Le bilan de la plus longue guerre américaine est bien connu et l’on s’étonne de devoir encore découvrir les faiblesses des puissances dans les affrontements asymétriques, la guerre américaine d’Afghanistan pouvant être vue comme le compendium des guerres coloniales, de l’expérience du Vietnam, bref, de toutes les expériences « occidentales » dans un monde qui entend leur échapper.
Un monde qui leur échappe, de fait, parce que les puissances occidentales, et particulièrement les États-Unis, enivrés de leur dominance technique et de leur morale – qui les conduit à voir ces guerres comme des opérations de police et non comme des affrontements politico-militaires –, y manœuvrent comme si les autres (l’adversaire) pensaient et agissaient comme nous.
34 pays, représentant les trois quarts des dépenses militaires de la planète, se sont inclinés devant des soldats en haillons parce qu’ils n’ont pas compris que ces derniers cherchaient notre épuisement psychologique quand on cherchait à les détruire physiquement. Parce qu’ils n’ont pas compris que la structure des forces talibanes et leurs modes d’action, de survie, incapacitaient largement les espoirs de la dominance technologique. Parce qu’ils n’ont, en fait, rien compris au fonctionnement même de la société afghane, et en particulier au fait que la présence étrangère entretenait des logiques (de patrimonialisme, de corruption) qui poussaient le pays dans le sens exactement contraire à la stratégie affichée.

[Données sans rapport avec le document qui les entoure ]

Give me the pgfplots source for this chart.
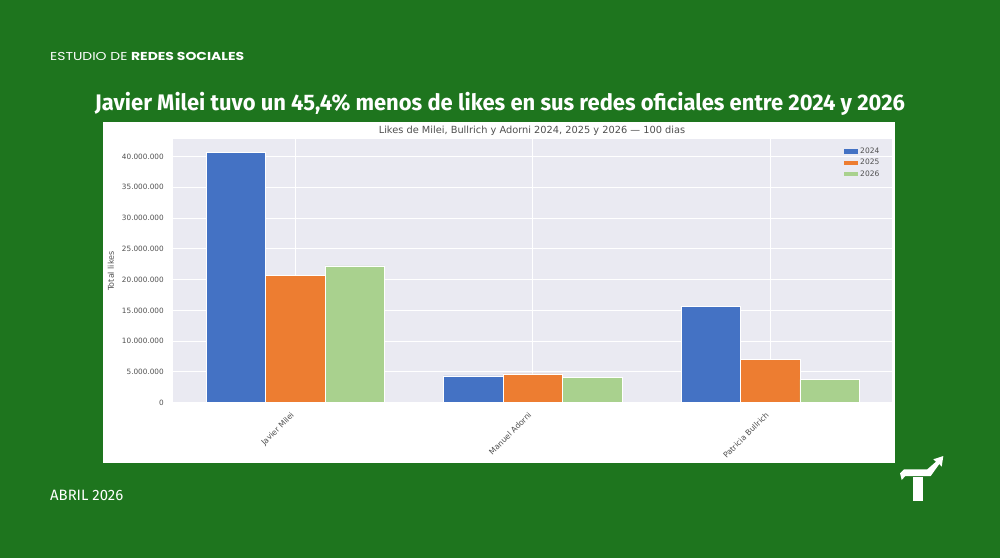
\documentclass[border=0pt]{standalone}
\usepackage{pgfplots}
\pgfplotsset{compat=1.18}
\usepackage{pgfplotstable}
\usepackage{graphicx}
\usepackage{fontspec}
\setmainfont{DejaVu Sans}
\newfontfamily\pop{Poppins}
\newfontfamily\fira{Fira Sans}
\newfontfamily\djv{DejaVu Sans}
\definecolor{bggreen}{RGB}{30,117,30}
\definecolor{sbgray}{RGB}{234,234,242}
\definecolor{c24}{RGB}{68,114,196}
\definecolor{c25}{RGB}{237,125,49}
\definecolor{c26}{RGB}{169,209,142}
\definecolor{txtgray}{RGB}{80,80,80}

\pgfplotstableread{
x  y24       y25       y26
0  40700000  20750000  22220000
1  4350000   4700000   4150000
2  15700000  7050000   3800000
}\likes

\begin{document}
\begin{tikzpicture}
\path[use as bounding box] (0pt,0pt) rectangle (1000pt,558pt);
\fill[bggreen] (0pt,0pt) rectangle (1000pt,558pt);
\fill[white] (103pt,95pt) rectangle (895pt,435.5pt);

% header texts
\node[anchor=base west, text=white, inner sep=0] at (50pt,497.5pt)
  {\resizebox{194pt}{\height}{\fontsize{11.5}{12}\pop ESTUDIO DE \textbf{REDES SOCIALES}}};
\node[anchor=base, text=white, inner sep=0] at (500pt,447.5pt)
  {\resizebox{810pt}{\height}{\fontsize{22.5}{24}\fira\bfseries Javier Milei tuvo un 45,4\% menos de likes en sus redes oficiales entre 2024 y 2026}};
\node[anchor=base west, text=white, inner sep=0] at (50pt,58pt)
  {\resizebox{73pt}{\height}{\fontsize{15}{16}\fira ABRIL 2026}};

% logo
\begin{scope}[x=1pt,y=1pt]
\fill[white] (913.3,57) rectangle (923.3,80.7);
\fill[white] (900,84.7) -- (904,88.7) -- (927.3,88.7) -- (936,96.3) -- (933.3,98.7)
  -- (943.3,102) -- (941.7,91.3) -- (939.3,94) -- (930.7,82) -- (905.3,82) -- (901.7,78) -- cycle;
\end{scope}

% chart title and y label
\node[text=txtgray, font=\fontsize{9.8}{11}\djv] at (532pt,427pt) {Likes de Milei, Bullrich y Adorni 2024, 2025 y 2026 — 100 dias};
\node[text=txtgray, font=\fontsize{8}{9}\djv, rotate=90] at (111pt,287pt) {Total likes};

\begin{axis}[
  at={(173.3pt,155.3pt)}, anchor=south west,
  width=718.4pt, height=263.4pt, scale only axis,
  xmin=-0.514, xmax=2.512, ymin=0, ymax=42800000,
  axis background/.style={fill=sbgray},
  axis line style={draw=none},
  tick style={draw=none},
  grid=major,
  major grid style={white, line width=0.9pt},
  xtick={0,1,2},
  xticklabels={Javier Milei, Manuel Adorni, Patricia Bullrich},
  xticklabel style={xshift=-5pt, yshift=-3pt, rotate=45, anchor=north east, font=\fontsize{7.8}{9}\djv, text=txtgray, inner sep=1pt},
  ytick={0,5000000,10000000,15000000,20000000,25000000,30000000,35000000,40000000},
  yticklabels={0,5.000.000,10.000.000,15.000.000,20.000.000,25.000.000,30.000.000,35.000.000,40.000.000},
  yticklabel style={font=\fontsize{7.3}{8}\djv, text=txtgray, xshift=-6pt},
  scaled y ticks=false,
  /pgf/number format/assume math mode=true,
  ybar, bar width=0.25,
  legend style={at={(0.99,0.983)}, anchor=north east, draw=none, fill=none,
    font=\fontsize{7.5}{8}\djv, text=txtgray, row sep=0.3pt},
  legend cell align=left,
  legend image code/.code={\fill[#1,draw=none] (0pt,-2.2pt) rectangle (14pt,2.2pt);},
]
\addplot[fill=c24, draw=white, line width=0.5pt, bar shift=-0.25] table[x=x,y=y24] {\likes};
\addplot[fill=c25, draw=white, line width=0.5pt, bar shift=0] table[x=x,y=y25] {\likes};
\addplot[fill=c26, draw=white, line width=0.5pt, bar shift=0.25] table[x=x,y=y26] {\likes};
\legend{2024,2025,2026}
\end{axis}
\end{tikzpicture}
\end{document}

La manière dont le début de ce siècle s’est orné, aux États-Unis mais autant en France, de la redécouverte de la « bible » de la contre-insurrection – l’ouvrage de David Galula sur la guerre d’Algérie – en dit long sur le décalage et les illusions d’appareils militaires qui se flattaient pourtant de travail de terrain pour la conquête des esprits et des cœurs… Et l’auteur de citer Tacite : « Ils font un désert et ils l’appellent la paix. »…
Au-delà du « piège afghan » – un piège largement construit par les États-Unis eux-mêmes –, c’est la nature et le poids de la puissance américaine qui sont interrogés dans ces pages. Pour l’auteur, les décisions stratégiques de Washington sont largement contrôlées par le « triangle de fer » : Pentagone/contractants privés/Congrès. Un triangle qui néglige l’évolution du monde et les véritables intérêts de nation des États-Unis au profit d’accaparements industriels et économiques. De plus, la foi américaine aveugle dans un développement technologique censé assurer une indéfinie « suprématie » ignore les progrès des « autres », en particulier de la Russie et de la Chine, en passe de relativiser l’avance américaine.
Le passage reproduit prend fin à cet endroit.